By Cathy Watson | Chief of Partnerships
Life is always eventful in a refugee settlement. We have been privy to forest crime. You heard that right. Forest crime. But first I want to talk about something more edifying: trees for refugees with disabilities. In this project, we are proud to be assisting at least 18 households where the family heads are visually impaired or are living with other activity-limiting deficits such as lameness that creates difficulting in walking.
(Writing those words I am aware of language. I could say people with special needs, or use the term specially abled. I am following the example of the UN Refugee agency, UNHCR, which uses "refugees with disabilities". I so sorry if for some that is not the phrasing you prefer. I understand.)
At 54, Joel is our longest serving and most experienced outreach worker. He started with us in 2018 and, with a Diploma in Forestry and a Degree in Social Works and Social Administration, is ideally suited to be attending to families affected by disability.
Hearing him describe one household that is doubly affected by disability, my immediate thought was "Oh no, how did they make it across the border from South Sudan? How did they flee?" The social worker in him responded "Those are sensitive questions that require gradual entrance. You do not ask right away".
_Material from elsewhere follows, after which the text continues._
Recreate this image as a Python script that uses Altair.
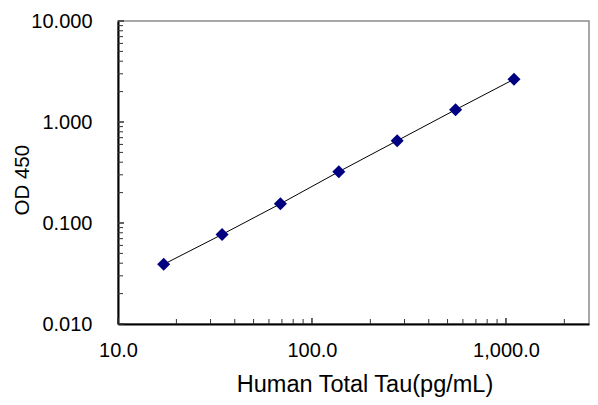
import altair as alt
import pandas as pd

# Data
conc = [17.2, 34.4, 68.75, 137.5, 275, 550, 1100]
od = [0.039, 0.077, 0.155, 0.322, 0.653, 1.324, 2.65]

x_major = [10, 100, 1000]
x_minor = [20, 30, 40, 50, 60, 70, 80, 90,
           200, 300, 400, 500, 600, 700, 800, 900, 2000]
y_major = [0.01, 0.1, 1, 10]
y_minor = [0.02, 0.03, 0.04, 0.05, 0.06, 0.07, 0.08, 0.09,
           0.2, 0.3, 0.4, 0.5, 0.6, 0.7, 0.8, 0.9,
           2, 3, 4, 5, 6, 7, 8, 9]

W, H = 471, 303
FONT = "Liberation Sans"

df = pd.DataFrame({"conc": conc, "od": od})
xmaj = pd.DataFrame({"v": x_major})
xmin = pd.DataFrame({"v": x_minor})
ymaj = pd.DataFrame({"v": y_major})
ymin = pd.DataFrame({"v": y_minor})

xscale = alt.Scale(type="log", domain=[10, 2680], nice=False)
yscale = alt.Scale(type="log", domain=[0.01, 10], nice=False)

xaxis = alt.Axis(values=x_major, format=",.1f", grid=False, ticks=False, tickSize=0,
                 labelPadding=16, labelFontSize=20, labelFont=FONT, labelColor="black",
                 domainColor="black", domainWidth=2,
                 title="Human Total Tau(pg/mL)", titleFont=FONT, titleFontSize=23.5,
                 titleFontWeight="normal", titleColor="black",
                 titleX=246.5, titleY=67.5, titleBaseline="alphabetic", titleAnchor="start",
                 titleAlign="center", labelFlush=False, labelOverlap=False)
yaxis = alt.Axis(values=y_major, format=".3f", grid=False, ticks=False, tickSize=0,
                 labelPadding=26, labelFontSize=20, labelFont=FONT, labelColor="black",
                 domainColor="black", domainWidth=2,
                 title="OD 450", titleFont=FONT, titleFontSize=20.5,
                 titleFontWeight="normal", titleColor="black",
                 titleX=-95.5, titleY=158.7, titleBaseline="middle", titleAngle=270,
                 titleAlign="center", labelFlush=False, labelOverlap=False)

line = alt.Chart(df).mark_line(color="black", strokeWidth=1).encode(
    x=alt.X("conc:Q", scale=xscale, axis=xaxis),
    y=alt.Y("od:Q", scale=yscale, axis=yaxis),
)
points = alt.Chart(df).mark_point(shape="diamond", filled=True, size=170,
                                  color="#000080", opacity=1).encode(
    x=alt.X("conc:Q", scale=xscale),
    y=alt.Y("od:Q", scale=yscale),
)

xminor_r = alt.Chart(xmin).mark_rule(color="#333333", strokeWidth=1).encode(
    x=alt.X("v:Q", scale=xscale), y=alt.value(H), y2=alt.value(H - 5))
xmajor_r = alt.Chart(xmaj).mark_rule(color="#333333", strokeWidth=1.5).encode(
    x=alt.X("v:Q", scale=xscale), y=alt.value(H), y2=alt.value(H - 6))
yminor_r = alt.Chart(ymin).mark_rule(color="#333333", strokeWidth=1).encode(
    y=alt.Y("v:Q", scale=yscale), x=alt.value(0), x2=alt.value(5))
ymajor_r = alt.Chart(ymaj).mark_rule(color="#333333", strokeWidth=1.5).encode(
    y=alt.Y("v:Q", scale=yscale), x=alt.value(0), x2=alt.value(6))

chart = alt.layer(xminor_r, xmajor_r, yminor_r, ymajor_r, line, points).properties(
    width=W, height=H,
    autosize=alt.AutoSizeParams(type="none"),
    padding={"left": 110, "top": 13, "right": 1, "bottom": 73},
    background="white",
).configure_view(stroke="#8c8c8c", strokeWidth=1.5)

chart.save("out.html", embed_options={"renderer": "svg", "actions": False})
Jackson and his wife are in their thirties. He is almost blind and has a weak misshapen leg. She suffers from epilepsy. They have a two year old child. "Living with disability in a refugee settlement means you will not access many things," explains Joel. "In most cases, the community neglects such people."
Given their needs, what we have done is not a lot. Their lives are still hardscrabble, their plots largely baked brown in the dry season. But our project has brought them hardwoods like Milicia excelsa (Mvule/Iroko), the exotic fast grower Senna siammea, which refugees like as a compound tree, Melia volkensii for poles, and Carica papaya (pawpaw) for fruit.
They are particularly happy with the pigeon peas seed we gave them: Cajanus cajans is a shrub that gives food (the pea), fodder, shade for small livestock like ducks, nitrogen and mulch for soil, and fuel from its stalks. "They plant them around the boundaries of their plots and, because it fertilizes crops, even now they have prepared their food garden to plant more pigoen peas," says Joel.
And the community does sometimes step up. Last time Joel visited the couple, they were enjoying the fruit of the Borassus aethiopum, a wild growing palm, that a neighbour had brought them. Our community-based facilitator (CBF) Joseph is working in Village 18, Zone 3 with a household where the male head has had a stroke. According to Joel, "He is just down, and his children have matured and are scattered in South Sudan".
It is really heart warming that our CBFs and senior outreach workers, Joel and Gertrude, took it upon themselves to do this. Refugees with disabilities were not part of our mental map when we started in 2017. Now they very much are. In rather blurry photos taken on low res phones, see our nursery worker Patrick going an extra mile to weed Jackson's food garden and CBF Beida guiding a completely blind refugee on how to collect water in the absence of his wife.
Now onto to forest crime. According to the UN Office on Drugs and Crime, forest crime refers to the illegal exploitation of the world's flora, and is on the rise accross the globe, particularly in poor tropical countries. The UN FAO's 2020 Global Forest Resources Assessment Report, meanwhile, notes that "Africa had the largest annual rate of net forest loss, and that forests in West, Central, East and Southern Africa are particularly vulnerable to the ellicit exploitation of high-demand endangered trees, putting biodiversity, local economies and humans at great risk".
One of those high-demand trees is Afzelia africana. This species is currently being taken out of the refugee area. No one knows for sure who is extracting these trees or where they are going but demand is known to be strong in Vietnam and China. Our team was devastated this week to see that the largest and most towering Afzelia in our zone had been removed overnight. All that was left were a few branches. Conjecture is that local people will turn them into charcoa, a tiny short-lived dividend from the demise of a giant.
Afzelia is not a fast growing tree. The oldest of those we have planted date from 2017 and are not more than two meters tall if that. It is a sore loss. Nothing we plant is likely to ever attain the size of that tree, certainly nothing in our lifetimes. Forest crime is one of the downsides of the new roads that were put in so that the UN, government and NGOs could the serve refugees. We had known these trees were being taken. But it had never come so close.
We thank you for your incredible support. Your donations just keep coming in. We are not disheartened - more like marveling at the challenges faced by these households coping with disability and our threatened landscape.
We remain as strong in cur commitment as ever. And we have the planting season to look forward to. "The clouds are building up," says senior field officer Joel. "It's a sign of rain coming anytime now." For us and the refugees, it is a sign of hope.